Монитор над капсулой мигал тревожными цифрами:
СИНХРОНИЗАЦИЯ: 99,7%
SaO₂: 82% (гипоксия!)
НЕЙРОННЫЙ РЕЗОНАНС: КРИТИЧЕСКИЙ
Энтропия ЭЭГ: 0,89 (предсмертные паттерны)
– Доктор, у неё нарастает отёк мозга! – медсестра, женщина с усталым лицом, тыкала в КТ-снимки, где гиппокамп пылал ишемическим свечением.
Карасов не реагировал. Перед глазами стояли страницы лабораторного журнала, который они вели с Барго: «Гавриил, если подавать 40 Гц на таламус через глубинные электроды, можно удержать сознание в фазе REM-сна бесконечно. Мы создадим новый вид реальности!» Теперь эта «реальность» пожирала детей.
Аня лежала в нейрококоне, доставленном из «Солнечного дома». Её грудная клетка поднималась с задержкой в 5,3 секунды – апноэ. Карасов выпрямил пальцы, его тремор усилился.
– Зачем ты указал на меня, Алексей? – прошептал он.
Ответ был в дневнике, найденном в приюте: «Только ты знаешь, как стабилизировать "Разлом". Эти дети будут жить. Аня – последняя. Вернёшь её – разрушишь всё. Оставь её там… и дашь ей вечную жизнь». Запись заканчивалась мазками крови, как будто Барго перешёл грань между наукой и безумием.
– Мы теряем её, – главный невролог, мужчина с сединой, схватил Карасова за рукав. – Через три часа – декортикация.

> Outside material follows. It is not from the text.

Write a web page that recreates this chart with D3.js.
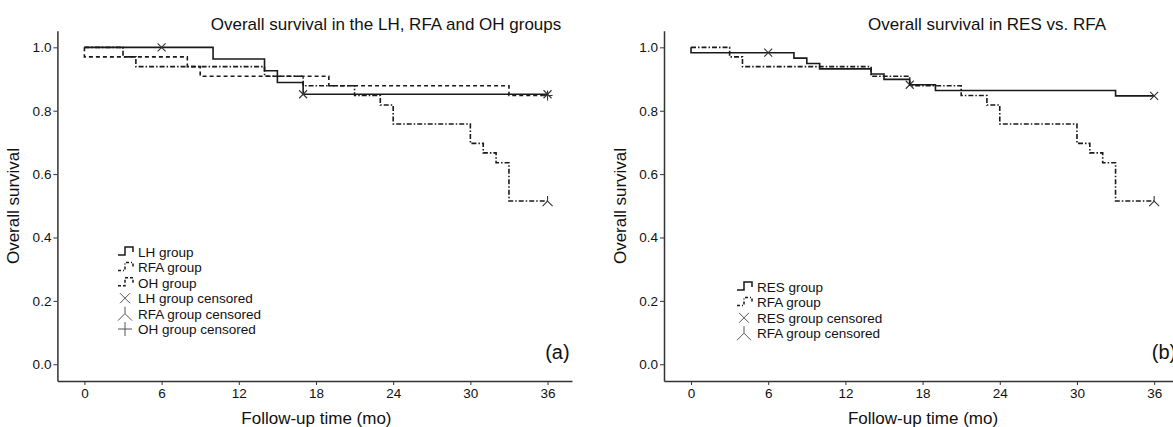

Карасов знал: цифры лгут. Они не «теряли» Аню. Она уже ушла. Туда. В Мир Грёз, который они с Барго и Родиной обнаружили, экспериментируя с триптаминами и транскраниальной стимуляцией.
– Готовьте вторую капсулу, – приказал он.
Врачи переглянулись, их лица были напряжёнными.
– Гавриил, это…
– Я знаю протокол.
Капсула была готова, её титановый корпус блестел тускло, как старая хирургическая сталь. Внутри – гидрогель, подогретый до 36,6°C, температура мозга в фазе REM-сна. 256-канальная ЭЭГ-матрица сканировала мозг, пока ИВЛ и гемодиализный модуль поддерживали тело. Электроды ввинчивались в череп с хирургической точностью, а сенсорные экраны отображали нейронные паттерны, пульсирующие, как живые.
Елена, жена Карасова, стояла у монитора, её тонкие пальцы сжимали планшет с показателями. Ей было 25, но тени под глазами и морщинки у губ делали её старше. Её светлые волосы выбились из-под хирургической шапочки, а голос дрожал от сдерживаемой ярости.
– Ты понимаешь, что делаешь? – спросила она, её глаза блестели от слёз. – Её ЭЭГ – Как у пациентов в «Разломе».